◆ What you need to do ◆
Starting at the first line of the data, print each line verbatim up to and including the line bearing "var bound = [[0, 0], [4, 0], [2, -2], [0, 0]];", omitting pictures.

◆ Dataset excerpt ◆
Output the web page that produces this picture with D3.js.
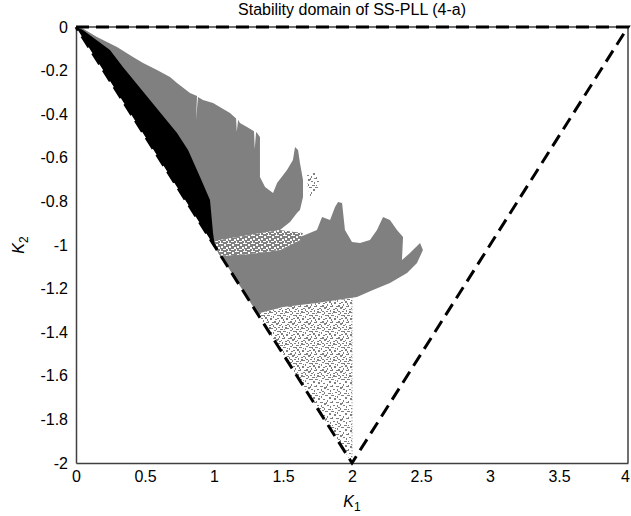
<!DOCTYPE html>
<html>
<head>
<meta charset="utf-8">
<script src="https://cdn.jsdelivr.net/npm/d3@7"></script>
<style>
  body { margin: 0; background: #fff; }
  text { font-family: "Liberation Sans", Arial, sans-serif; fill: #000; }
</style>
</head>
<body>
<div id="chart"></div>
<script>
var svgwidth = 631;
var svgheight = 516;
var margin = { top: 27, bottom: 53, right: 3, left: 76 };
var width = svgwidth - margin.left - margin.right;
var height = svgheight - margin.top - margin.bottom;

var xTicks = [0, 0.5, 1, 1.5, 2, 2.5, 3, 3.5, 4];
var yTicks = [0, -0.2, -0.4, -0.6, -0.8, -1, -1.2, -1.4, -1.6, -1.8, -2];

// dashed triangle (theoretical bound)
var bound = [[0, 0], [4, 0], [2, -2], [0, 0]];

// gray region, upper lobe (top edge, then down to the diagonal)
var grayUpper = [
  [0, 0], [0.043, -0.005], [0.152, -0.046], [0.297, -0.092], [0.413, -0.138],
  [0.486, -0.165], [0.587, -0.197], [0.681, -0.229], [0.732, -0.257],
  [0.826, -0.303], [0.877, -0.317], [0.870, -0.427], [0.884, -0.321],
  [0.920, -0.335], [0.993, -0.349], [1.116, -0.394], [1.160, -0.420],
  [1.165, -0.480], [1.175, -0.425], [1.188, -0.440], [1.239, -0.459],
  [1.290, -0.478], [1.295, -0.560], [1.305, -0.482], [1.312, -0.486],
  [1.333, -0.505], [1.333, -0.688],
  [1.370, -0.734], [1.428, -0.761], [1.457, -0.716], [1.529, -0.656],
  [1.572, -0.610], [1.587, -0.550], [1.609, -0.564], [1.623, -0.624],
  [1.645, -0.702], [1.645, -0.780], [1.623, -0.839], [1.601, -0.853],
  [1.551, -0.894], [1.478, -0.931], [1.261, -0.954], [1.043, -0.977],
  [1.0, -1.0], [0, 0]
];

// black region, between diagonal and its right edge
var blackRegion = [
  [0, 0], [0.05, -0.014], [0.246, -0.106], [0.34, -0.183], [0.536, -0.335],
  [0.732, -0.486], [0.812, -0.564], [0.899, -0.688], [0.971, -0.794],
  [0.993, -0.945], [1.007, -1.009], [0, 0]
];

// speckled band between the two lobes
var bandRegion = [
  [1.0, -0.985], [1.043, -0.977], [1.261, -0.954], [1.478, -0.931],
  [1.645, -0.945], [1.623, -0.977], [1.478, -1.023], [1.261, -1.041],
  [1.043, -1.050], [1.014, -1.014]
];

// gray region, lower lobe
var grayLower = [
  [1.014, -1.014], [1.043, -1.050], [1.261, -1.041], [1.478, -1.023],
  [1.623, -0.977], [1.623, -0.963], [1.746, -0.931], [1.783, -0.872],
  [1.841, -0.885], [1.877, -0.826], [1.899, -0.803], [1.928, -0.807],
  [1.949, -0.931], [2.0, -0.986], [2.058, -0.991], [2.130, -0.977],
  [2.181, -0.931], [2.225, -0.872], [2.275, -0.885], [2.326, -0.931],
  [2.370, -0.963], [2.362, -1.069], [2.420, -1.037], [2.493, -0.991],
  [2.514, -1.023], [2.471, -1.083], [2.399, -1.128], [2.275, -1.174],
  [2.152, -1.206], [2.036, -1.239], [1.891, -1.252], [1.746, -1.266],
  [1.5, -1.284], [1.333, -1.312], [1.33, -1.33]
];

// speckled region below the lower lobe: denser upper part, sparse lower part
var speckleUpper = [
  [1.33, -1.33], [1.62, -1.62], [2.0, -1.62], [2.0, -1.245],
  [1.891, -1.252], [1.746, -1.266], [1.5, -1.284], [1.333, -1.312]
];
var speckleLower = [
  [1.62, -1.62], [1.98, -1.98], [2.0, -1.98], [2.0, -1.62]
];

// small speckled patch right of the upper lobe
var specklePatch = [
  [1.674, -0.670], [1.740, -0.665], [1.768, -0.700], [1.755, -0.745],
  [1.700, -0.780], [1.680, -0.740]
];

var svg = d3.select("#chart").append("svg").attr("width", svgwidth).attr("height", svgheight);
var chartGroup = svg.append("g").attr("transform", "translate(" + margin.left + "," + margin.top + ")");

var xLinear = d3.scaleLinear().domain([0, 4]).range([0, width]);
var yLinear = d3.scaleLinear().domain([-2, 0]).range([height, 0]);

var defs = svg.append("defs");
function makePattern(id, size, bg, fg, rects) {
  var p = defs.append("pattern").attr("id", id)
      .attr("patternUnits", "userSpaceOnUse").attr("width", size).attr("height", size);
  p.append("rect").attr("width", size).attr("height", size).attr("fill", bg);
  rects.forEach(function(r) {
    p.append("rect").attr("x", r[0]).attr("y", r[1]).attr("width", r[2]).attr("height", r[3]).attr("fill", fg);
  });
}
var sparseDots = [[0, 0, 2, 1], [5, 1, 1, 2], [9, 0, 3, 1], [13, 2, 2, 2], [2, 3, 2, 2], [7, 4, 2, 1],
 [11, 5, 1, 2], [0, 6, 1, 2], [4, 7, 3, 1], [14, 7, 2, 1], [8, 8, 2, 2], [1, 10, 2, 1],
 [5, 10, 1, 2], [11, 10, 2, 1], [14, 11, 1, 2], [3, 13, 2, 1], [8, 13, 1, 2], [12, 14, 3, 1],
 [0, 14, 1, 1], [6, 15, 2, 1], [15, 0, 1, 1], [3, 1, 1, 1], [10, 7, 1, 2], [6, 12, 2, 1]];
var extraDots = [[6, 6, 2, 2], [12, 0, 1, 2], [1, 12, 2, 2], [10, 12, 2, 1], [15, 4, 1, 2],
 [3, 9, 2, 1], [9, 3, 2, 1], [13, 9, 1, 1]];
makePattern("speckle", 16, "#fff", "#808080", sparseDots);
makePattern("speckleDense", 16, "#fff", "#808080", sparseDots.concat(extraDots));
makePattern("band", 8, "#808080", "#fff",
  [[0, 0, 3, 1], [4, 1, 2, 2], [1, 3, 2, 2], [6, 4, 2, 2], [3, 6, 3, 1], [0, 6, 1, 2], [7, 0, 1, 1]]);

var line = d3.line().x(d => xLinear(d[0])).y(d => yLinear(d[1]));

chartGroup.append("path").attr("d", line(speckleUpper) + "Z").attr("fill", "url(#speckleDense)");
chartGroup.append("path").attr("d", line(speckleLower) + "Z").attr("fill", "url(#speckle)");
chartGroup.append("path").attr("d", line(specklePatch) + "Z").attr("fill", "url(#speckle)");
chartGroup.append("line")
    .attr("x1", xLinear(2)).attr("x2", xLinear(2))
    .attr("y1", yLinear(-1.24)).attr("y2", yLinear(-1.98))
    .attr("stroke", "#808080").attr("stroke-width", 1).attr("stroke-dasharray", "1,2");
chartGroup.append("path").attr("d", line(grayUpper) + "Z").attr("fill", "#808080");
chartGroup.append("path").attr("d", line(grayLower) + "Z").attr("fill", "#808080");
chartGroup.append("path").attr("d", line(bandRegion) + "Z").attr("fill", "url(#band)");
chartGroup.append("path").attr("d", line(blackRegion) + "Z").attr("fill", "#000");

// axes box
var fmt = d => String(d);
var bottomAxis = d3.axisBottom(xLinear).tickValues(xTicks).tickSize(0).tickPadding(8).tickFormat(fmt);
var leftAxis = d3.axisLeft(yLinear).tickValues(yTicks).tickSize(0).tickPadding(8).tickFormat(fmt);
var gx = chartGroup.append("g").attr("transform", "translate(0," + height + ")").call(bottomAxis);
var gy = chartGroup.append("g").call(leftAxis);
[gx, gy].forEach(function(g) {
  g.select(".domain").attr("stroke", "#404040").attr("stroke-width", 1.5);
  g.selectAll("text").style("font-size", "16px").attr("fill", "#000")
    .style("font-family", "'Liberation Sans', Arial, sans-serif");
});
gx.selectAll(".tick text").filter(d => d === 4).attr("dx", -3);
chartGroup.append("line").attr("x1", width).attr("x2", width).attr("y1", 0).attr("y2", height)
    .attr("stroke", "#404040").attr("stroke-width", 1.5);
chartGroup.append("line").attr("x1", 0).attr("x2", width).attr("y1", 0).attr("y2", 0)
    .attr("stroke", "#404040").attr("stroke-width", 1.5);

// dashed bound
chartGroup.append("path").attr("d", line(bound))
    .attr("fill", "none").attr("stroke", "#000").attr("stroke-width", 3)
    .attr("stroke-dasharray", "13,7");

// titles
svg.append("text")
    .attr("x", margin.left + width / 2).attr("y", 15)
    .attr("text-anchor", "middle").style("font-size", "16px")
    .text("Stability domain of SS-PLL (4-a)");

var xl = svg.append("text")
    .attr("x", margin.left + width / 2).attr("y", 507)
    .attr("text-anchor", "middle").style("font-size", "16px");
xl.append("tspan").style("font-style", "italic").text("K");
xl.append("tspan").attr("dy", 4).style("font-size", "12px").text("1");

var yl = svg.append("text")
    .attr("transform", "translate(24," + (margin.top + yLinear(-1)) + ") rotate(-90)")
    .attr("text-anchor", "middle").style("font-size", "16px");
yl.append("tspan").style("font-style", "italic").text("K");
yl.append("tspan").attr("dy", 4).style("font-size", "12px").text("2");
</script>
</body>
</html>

◆ Completed exercise ◆
Output the web page that produces this picture with D3.js.
<!DOCTYPE html>
<html>
<head>
<meta charset="utf-8">
<script src="https://cdn.jsdelivr.net/npm/d3@7"></script>
<style>
  body { margin: 0; background: #fff; }
  text { font-family: "Liberation Sans", Arial, sans-serif; fill: #000; }
</style>
</head>
<body>
<div id="chart"></div>
<script>
var svgwidth = 631;
var svgheight = 516;
var margin = { top: 27, bottom: 53, right: 3, left: 76 };
var width = svgwidth - margin.left - margin.right;
var height = svgheight - margin.top - margin.bottom;

var xTicks = [0, 0.5, 1, 1.5, 2, 2.5, 3, 3.5, 4];
var yTicks = [0, -0.2, -0.4, -0.6, -0.8, -1, -1.2, -1.4, -1.6, -1.8, -2];

// dashed triangle (theoretical bound)
var bound = [[0, 0], [4, 0], [2, -2], [0, 0]];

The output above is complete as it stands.